**Collected material**:

::::::

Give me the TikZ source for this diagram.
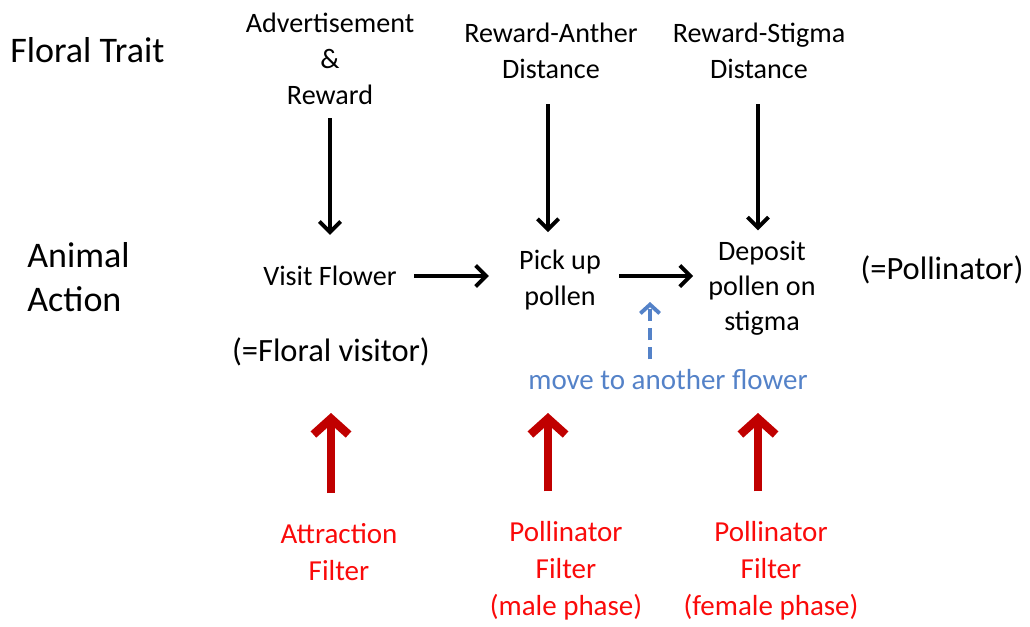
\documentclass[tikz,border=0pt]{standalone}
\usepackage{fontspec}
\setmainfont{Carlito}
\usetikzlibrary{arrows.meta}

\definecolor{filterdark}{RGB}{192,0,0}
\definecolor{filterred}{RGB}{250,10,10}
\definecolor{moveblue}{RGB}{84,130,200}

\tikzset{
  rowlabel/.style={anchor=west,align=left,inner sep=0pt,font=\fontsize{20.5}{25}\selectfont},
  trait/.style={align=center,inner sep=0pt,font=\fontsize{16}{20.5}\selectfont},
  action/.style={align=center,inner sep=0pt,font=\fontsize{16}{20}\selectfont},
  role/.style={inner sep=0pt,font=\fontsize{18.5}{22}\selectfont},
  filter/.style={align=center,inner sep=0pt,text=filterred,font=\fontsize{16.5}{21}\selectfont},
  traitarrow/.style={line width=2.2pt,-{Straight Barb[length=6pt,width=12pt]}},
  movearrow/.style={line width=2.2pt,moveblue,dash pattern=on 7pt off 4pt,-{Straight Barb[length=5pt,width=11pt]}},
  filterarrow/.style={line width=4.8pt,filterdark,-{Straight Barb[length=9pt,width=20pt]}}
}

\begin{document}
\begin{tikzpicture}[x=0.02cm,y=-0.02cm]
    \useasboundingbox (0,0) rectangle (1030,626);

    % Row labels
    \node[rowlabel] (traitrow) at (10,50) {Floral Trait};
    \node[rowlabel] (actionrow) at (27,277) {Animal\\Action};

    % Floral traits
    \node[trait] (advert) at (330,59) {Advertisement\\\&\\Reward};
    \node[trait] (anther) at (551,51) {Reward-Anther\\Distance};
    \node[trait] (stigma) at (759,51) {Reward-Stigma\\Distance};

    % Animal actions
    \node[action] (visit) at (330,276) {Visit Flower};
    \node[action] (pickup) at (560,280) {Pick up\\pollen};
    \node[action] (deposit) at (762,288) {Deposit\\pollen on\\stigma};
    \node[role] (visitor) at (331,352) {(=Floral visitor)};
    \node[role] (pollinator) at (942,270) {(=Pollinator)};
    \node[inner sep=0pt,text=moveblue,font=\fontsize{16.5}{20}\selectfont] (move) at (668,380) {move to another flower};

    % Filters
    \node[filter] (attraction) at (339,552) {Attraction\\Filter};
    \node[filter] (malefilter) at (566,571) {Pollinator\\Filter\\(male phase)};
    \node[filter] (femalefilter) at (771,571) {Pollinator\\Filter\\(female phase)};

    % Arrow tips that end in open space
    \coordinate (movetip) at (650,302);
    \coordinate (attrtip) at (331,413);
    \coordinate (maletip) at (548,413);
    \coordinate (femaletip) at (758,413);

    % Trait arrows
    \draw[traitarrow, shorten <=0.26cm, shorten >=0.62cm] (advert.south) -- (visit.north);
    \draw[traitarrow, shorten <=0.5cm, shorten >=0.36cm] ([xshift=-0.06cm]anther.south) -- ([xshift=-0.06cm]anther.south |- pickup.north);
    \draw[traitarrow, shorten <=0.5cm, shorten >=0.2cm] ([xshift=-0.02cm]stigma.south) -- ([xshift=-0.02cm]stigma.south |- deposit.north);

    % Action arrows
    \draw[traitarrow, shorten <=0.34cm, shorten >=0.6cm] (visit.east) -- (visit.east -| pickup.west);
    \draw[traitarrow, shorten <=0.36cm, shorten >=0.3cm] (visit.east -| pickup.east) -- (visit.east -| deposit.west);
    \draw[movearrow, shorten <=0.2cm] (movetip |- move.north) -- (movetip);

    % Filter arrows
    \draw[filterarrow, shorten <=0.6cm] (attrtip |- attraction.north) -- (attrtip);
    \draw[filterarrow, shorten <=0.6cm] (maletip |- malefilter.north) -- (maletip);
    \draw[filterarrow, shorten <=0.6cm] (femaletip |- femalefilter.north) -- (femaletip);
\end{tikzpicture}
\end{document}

::::::

Repeat the listing above exactly, with no pictures.

**Solution for this exercise**:
Give me the TikZ source for this diagram.
\documentclass[tikz,border=0pt]{standalone}
\usepackage{fontspec}
\setmainfont{Carlito}
\usetikzlibrary{arrows.meta}

\definecolor{filterdark}{RGB}{192,0,0}
\definecolor{filterred}{RGB}{250,10,10}
\definecolor{moveblue}{RGB}{84,130,200}

\tikzset{
  rowlabel/.style={anchor=west,align=left,inner sep=0pt,font=\fontsize{20.5}{25}\selectfont},
  trait/.style={align=center,inner sep=0pt,font=\fontsize{16}{20.5}\selectfont},
  action/.style={align=center,inner sep=0pt,font=\fontsize{16}{20}\selectfont},
  role/.style={inner sep=0pt,font=\fontsize{18.5}{22}\selectfont},
  filter/.style={align=center,inner sep=0pt,text=filterred,font=\fontsize{16.5}{21}\selectfont},
  traitarrow/.style={line width=2.2pt,-{Straight Barb[length=6pt,width=12pt]}},
  movearrow/.style={line width=2.2pt,moveblue,dash pattern=on 7pt off 4pt,-{Straight Barb[length=5pt,width=11pt]}},
  filterarrow/.style={line width=4.8pt,filterdark,-{Straight Barb[length=9pt,width=20pt]}}
}

\begin{document}
\begin{tikzpicture}[x=0.02cm,y=-0.02cm]
    \useasboundingbox (0,0) rectangle (1030,626);

    % Row labels
    \node[rowlabel] (traitrow) at (10,50) {Floral Trait};
    \node[rowlabel] (actionrow) at (27,277) {Animal\\Action};

    % Floral traits
    \node[trait] (advert) at (330,59) {Advertisement\\\&\\Reward};
    \node[trait] (anther) at (551,51) {Reward-Anther\\Distance};
    \node[trait] (stigma) at (759,51) {Reward-Stigma\\Distance};

    % Animal actions
    \node[action] (visit) at (330,276) {Visit Flower};
    \node[action] (pickup) at (560,280) {Pick up\\pollen};
    \node[action] (deposit) at (762,288) {Deposit\\pollen on\\stigma};
    \node[role] (visitor) at (331,352) {(=Floral visitor)};
    \node[role] (pollinator) at (942,270) {(=Pollinator)};
    \node[inner sep=0pt,text=moveblue,font=\fontsize{16.5}{20}\selectfont] (move) at (668,380) {move to another flower};

    % Filters
    \node[filter] (attraction) at (339,552) {Attraction\\Filter};
    \node[filter] (malefilter) at (566,571) {Pollinator\\Filter\\(male phase)};
    \node[filter] (femalefilter) at (771,571) {Pollinator\\Filter\\(female phase)};

    % Arrow tips that end in open space
    \coordinate (movetip) at (650,302);
    \coordinate (attrtip) at (331,413);
    \coordinate (maletip) at (548,413);
    \coordinate (femaletip) at (758,413);

    % Trait arrows
    \draw[traitarrow, shorten <=0.26cm, shorten >=0.62cm] (advert.south) -- (visit.north);
    \draw[traitarrow, shorten <=0.5cm, shorten >=0.36cm] ([xshift=-0.06cm]anther.south) -- ([xshift=-0.06cm]anther.south |- pickup.north);
    \draw[traitarrow, shorten <=0.5cm, shorten >=0.2cm] ([xshift=-0.02cm]stigma.south) -- ([xshift=-0.02cm]stigma.south |- deposit.north);

    % Action arrows
    \draw[traitarrow, shorten <=0.34cm, shorten >=0.6cm] (visit.east) -- (visit.east -| pickup.west);
    \draw[traitarrow, shorten <=0.36cm, shorten >=0.3cm] (visit.east -| pickup.east) -- (visit.east -| deposit.west);
    \draw[movearrow, shorten <=0.2cm] (movetip |- move.north) -- (movetip);

    % Filter arrows
    \draw[filterarrow, shorten <=0.6cm] (attrtip |- attraction.north) -- (attrtip);
    \draw[filterarrow, shorten <=0.6cm] (maletip |- malefilter.north) -- (maletip);
    \draw[filterarrow, shorten <=0.6cm] (femaletip |- femalefilter.north) -- (femaletip);
\end{tikzpicture}
\end{document}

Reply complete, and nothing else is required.